# RECORDED INFORMATION
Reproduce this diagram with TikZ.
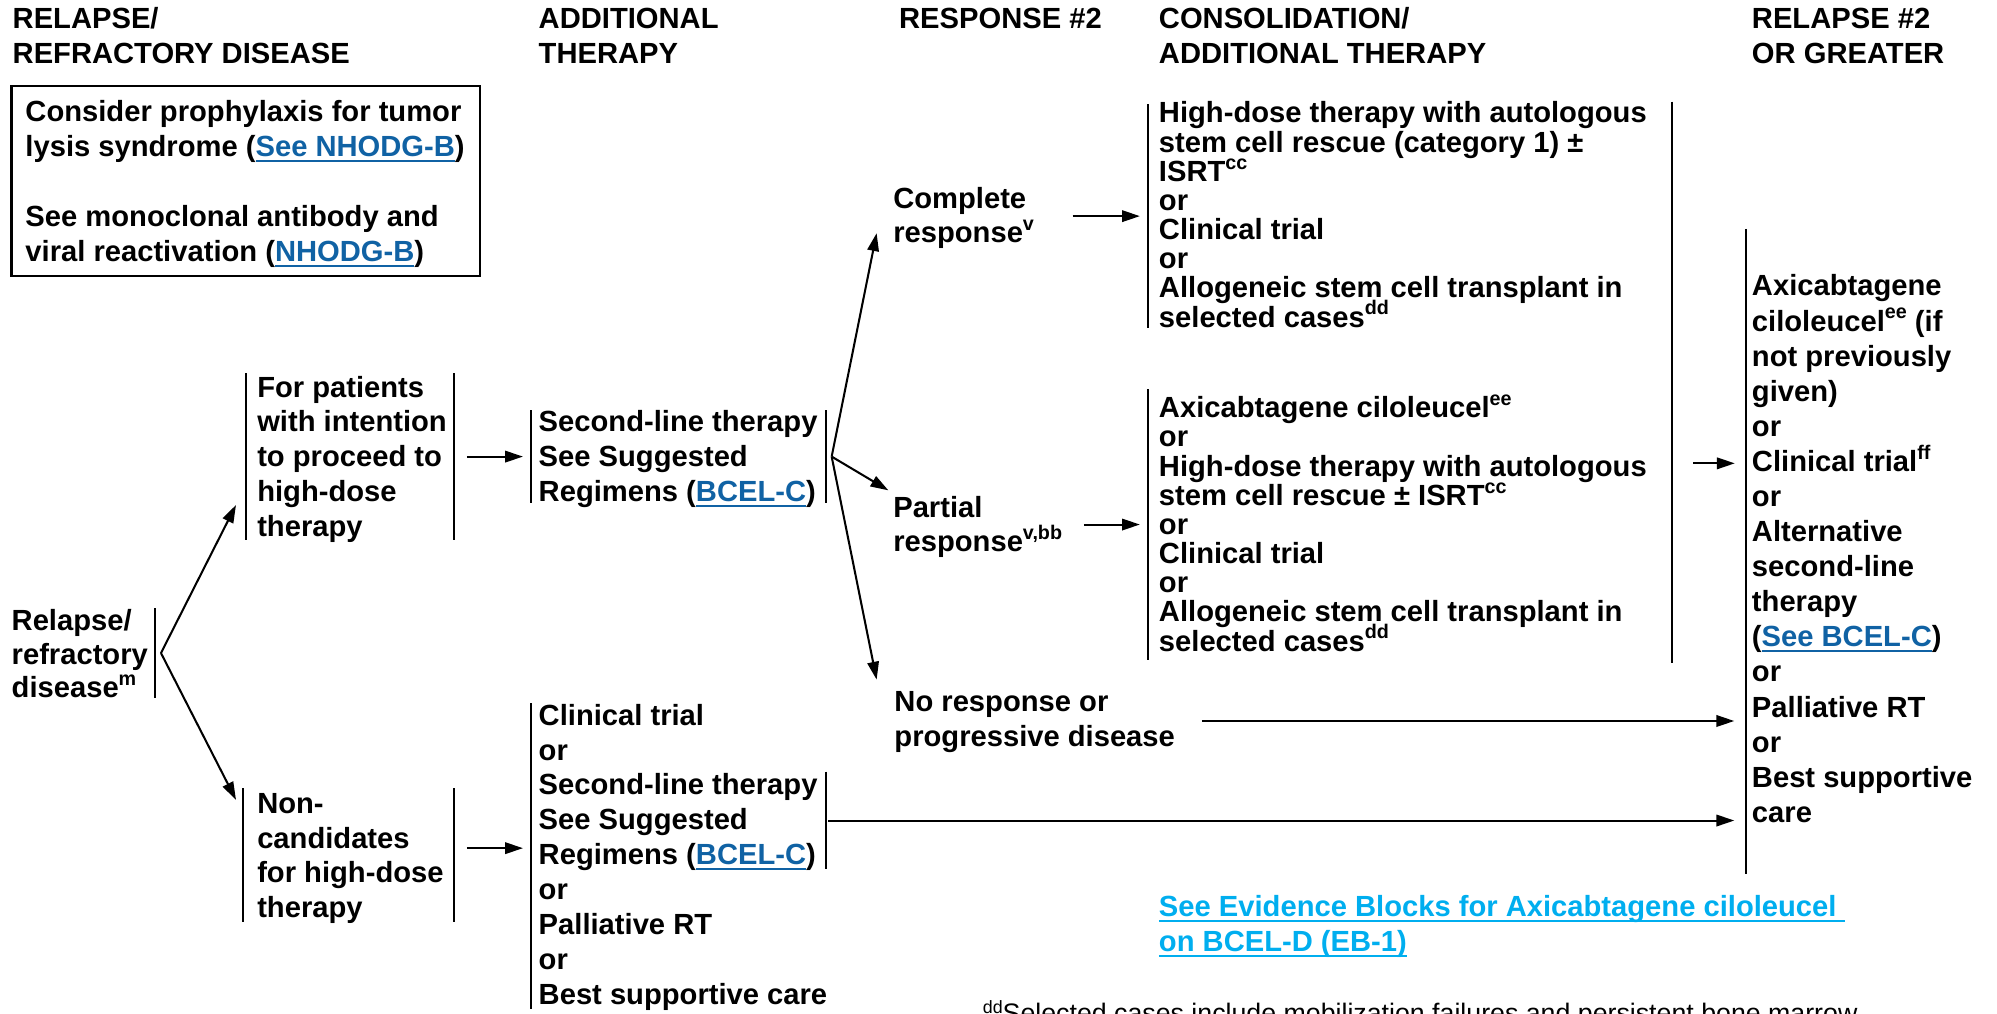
\documentclass[tikz,border=0pt]{standalone}
\usepackage{fontspec}
\setmainfont{Liberation Sans}
\usetikzlibrary{arrows.meta}

\definecolor{linkblue}{RGB}{16,98,164}
\definecolor{evblue}{RGB}{0,174,239}

% small raised footnote markers
\newcommand\sups[1]{\raisebox{9.5pt}{\fontsize{15.5}{15.5}\selectfont #1}}
% underlined hyperlink-style text
\newcommand\ulink[2]{\textcolor{#1}{\setbox0\hbox{#2}\rlap{\rule[-4.2pt]{\wd0}{1.4pt}}\box0}}
\newcommand\lnk[1]{\ulink{linkblue}{#1}}
% fixed height for the first line of every text block
\newcommand\firstln{\rule{0pt}{20pt}}

\tikzset{
  txt/.style={anchor=north west, inner sep=0pt, outer sep=0pt, align=left,
    font={\bfseries\fontsize{22.9}{#1}\selectfont\lineskiplimit-100pt}},
  txt/.default=27.5,
  brk/.style={anchor=north west, inner sep=0pt, outer sep=0pt, draw=none},
  bar/.style={line width=1.6pt},
  arr/.style={line width=1.6pt, -{Triangle[length=14pt,width=9pt]}},
}

\begin{document}
\begin{tikzpicture}[x=1pt,y=1pt]
\useasboundingbox (0,0) rectangle (1568,-795.4);
\clip (0,0) rectangle (1568,-795.4);

% column headings
\node[txt=28] (hRel)  at (10,-2.2)     {\firstln RELAPSE/\\REFRACTORY DISEASE};
\node[txt=28] (hAdd)  at (423,-2.2)    {\firstln ADDITIONAL\\THERAPY};
\node[txt=28] (hResp) at (706,-2.2)    {\firstln RESPONSE \#2};
\node[txt=28] (hCons) at (910,-2.2)    {\firstln CONSOLIDATION/\\ADDITIONAL THERAPY};
\node[txt=28] (hRel2) at (1375.6,-2.2) {\firstln RELAPSE \#2\\OR GREATER};

% framed note
\node[draw, line width=1.7pt, anchor=north west, inner sep=0pt, outer sep=0pt,
      minimum width=368pt, minimum height=149.2pt] (noteBox) at (9,-67.5) {};
\node[txt=27.5] (noteTxt) at (20,-75.5)
  {\firstln Consider prophylaxis for tumor\\lysis syndrome (\lnk{See NHODG-B})\\\mbox{}\\
   See monoclonal antibody and\\viral reactivation (\lnk{NHODG-B})};

% bracket frames (only their side edges are drawn)
\node[brk, minimum width=112.5pt, minimum height=70.5pt]  (rrB)  at (9.2,-477.5) {};
\node[brk, minimum width=163.5pt, minimum height=131pt]   (fpB)  at (193,-293) {};
\node[brk, minimum width=165.7pt, minimum height=104.7pt] (ncB)  at (190.8,-619) {};
\node[brk, minimum width=231.5pt, minimum height=73pt]    (slB)  at (417,-322) {};
\node[brk, minimum width=231.5pt, minimum height=240pt]   (llB)  at (417,-552) {};
\node[brk, minimum width=231.5pt, minimum height=76.7pt]  (slB2) at (417,-605.9) {};
\node[brk, minimum width=412pt, minimum height=441pt]     (conB) at (901,-79.8) {};
\node[brk, minimum width=412pt, minimum height=176pt]     (crB)  at (901,-81.7) {};
\node[brk, minimum width=412pt, minimum height=212.3pt]   (prB)  at (901,-305.7) {};
\node[brk, minimum width=185pt, minimum height=506.2pt]   (r2B)  at (1370.7,-179.8) {};

\draw[bar] (rrB.north east) -- (rrB.south east);
\draw[bar] (fpB.north west) -- (fpB.south west) (fpB.north east) -- (fpB.south east);
\draw[bar] (ncB.north west) -- (ncB.south west) (ncB.north east) -- (ncB.south east);
\draw[bar] (slB.north west) -- (slB.south west) (slB.north east) -- (slB.south east);
\draw[bar] (llB.north west) -- (llB.south west);
\draw[bar] (slB2.north east) -- (slB2.south east);
\draw[bar] (conB.north east) -- (conB.south east);
\draw[bar] (crB.north west) -- (crB.south west);
\draw[bar] (prB.north west) -- (prB.south west);
\draw[bar] (r2B.north west) -- (r2B.south west);

% text blocks
\node[txt=26.5] (rr) at (9.2,-475) {\firstln Relapse/\\refractory\\disease\sups{m}};
\node[txt=27.3] (fp) at (202,-291.8)
  {\firstln For patients\\with intention\\to proceed to\\high-dose\\therapy};
\node[txt=27.3] (nc) at (202,-618.6) {\firstln Non-\\candidates\\for high-dose\\therapy};
\node[txt=27.5] (sl) at (423,-319)
  {\firstln Second-line therapy\\See Suggested\\Regimens (\lnk{BCEL-C})};
\node[txt=27.45] (ll) at (423,-549.3)
  {\firstln Clinical trial\\or\\Second-line therapy\\See Suggested\\Regimens (\lnk{BCEL-C})\\
   or\\Palliative RT\\or\\Best supportive care};
\node[txt=27.2] (cr) at (701.4,-143.5) {\firstln Complete\\response\sups{v}};
\node[txt=27.4] (pr) at (701.4,-386) {\firstln Partial\\response\sups{v,bb}};
\node[txt=27.5] (nr) at (702.3,-538.8) {\firstln No response or\\progressive disease};
\node[txt=22.9] (crc) at (910,-76.5)
  {\firstln High-dose therapy with autologous\\stem cell rescue (category 1) ±\\ISRT\sups{cc}\\
   or\\Clinical trial\\or\\Allogeneic stem cell transplant in\\selected cases\sups{dd}};
\node[txt=22.9] (prc) at (910,-308)
  {\firstln Axicabtagene ciloleucel\sups{ee}\\or\\High-dose therapy with autologous\\
   stem cell rescue ± ISRT\sups{cc}\\or\\Clinical trial\\or\\
   Allogeneic stem cell transplant in\\selected cases\sups{dd}};
\node[txt=27.55] (r2) at (1375.6,-212.4)
  {\firstln Axicabtagene\\ciloleucel\sups{ee} (if\\not previously\\given)\\or\\
   Clinical trial\sups{ff}\\or\\Alternative\\second-line\\therapy\\(\lnk{See BCEL-C})\\
   or\\Palliative RT\\or\\Best supportive\\care};
\node[txt=27.5, text=evblue] (ev) at (910,-699.7)
  {\firstln\ulink{evblue}{See Evidence Blocks for Axicabtagene ciloleucel\ }\\
   \ulink{evblue}{on BCEL-D (EB-1)}};
\node[anchor=base west, inner sep=0pt, font=\fontsize{21}{25}\selectfont] (fn) at (771.5,-803)
  {\raisebox{7.5pt}{\fontsize{14}{14}\selectfont dd}Selected cases include mobilization failures and persistent bone marrow};

% branch points
\coordinate (rrApex) at ([xshift=4.7pt]rrB.east);
\coordinate (slApex) at ([xshift=4.5pt]slB.east);

% connectors
\draw[arr] (rrApex) -- ([xshift=-7.7pt,yshift=-38pt]fpB.west);
\draw[arr] (rrApex) -- ([xshift=-5.5pt,yshift=-9pt]ncB.north west);
\draw[arr, shorten <=10pt, shorten >=6.4pt] (fpB.east |- slB.west) -- (slB.west);
\draw[arr, shorten <=10pt, shorten >=6.4pt] ([yshift=5.4pt]ncB.east) -- ([yshift=5.4pt]ncB.east -| llB.west);

\draw[arr] (slApex) -- ([xshift=-13.1pt,yshift=-39.6pt]cr.north west);
\draw[arr] (slApex) -- ([xshift=-3.9pt,yshift=1pt]pr.north west);
\draw[arr] (slApex) -- ([xshift=-14pt,yshift=5.2pt]nr.north west);

\draw[arr] ([xshift=-58.8pt]crB.west) -- ([xshift=-6pt]crB.west);
\draw[arr] ([xshift=-50pt]prB.west) -- ([xshift=-6pt]prB.west);

\coordinate (consOut) at ([xshift=16.6pt,yshift=-63.5pt]conB.east);
\draw[arr, shorten >=8.6pt] (consOut) -- (consOut -| r2B.west);
\coordinate (nrOut) at ([xshift=241.3pt,yshift=-27.3pt]nr.north west);
\draw[arr, shorten >=9pt] (nrOut) -- (nrOut -| r2B.west);
\draw[arr, shorten <=2pt, shorten >=9pt] (slB2.east) -- (slB2.east -| r2B.west);
\end{tikzpicture}
\end{document}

# EXERCISE DESCRIPTION
Each line that has the word "with" should be copied.

# FINAL RESULT
Reproduce this diagram with TikZ.
  {\firstln For patients\\with intention\\to proceed to\\high-dose\\therapy};
  {\firstln High-dose therapy with autologous\\stem cell rescue (category 1) ±\\ISRT\sups{cc}\\
  {\firstln Axicabtagene ciloleucel\sups{ee}\\or\\High-dose therapy with autologous\\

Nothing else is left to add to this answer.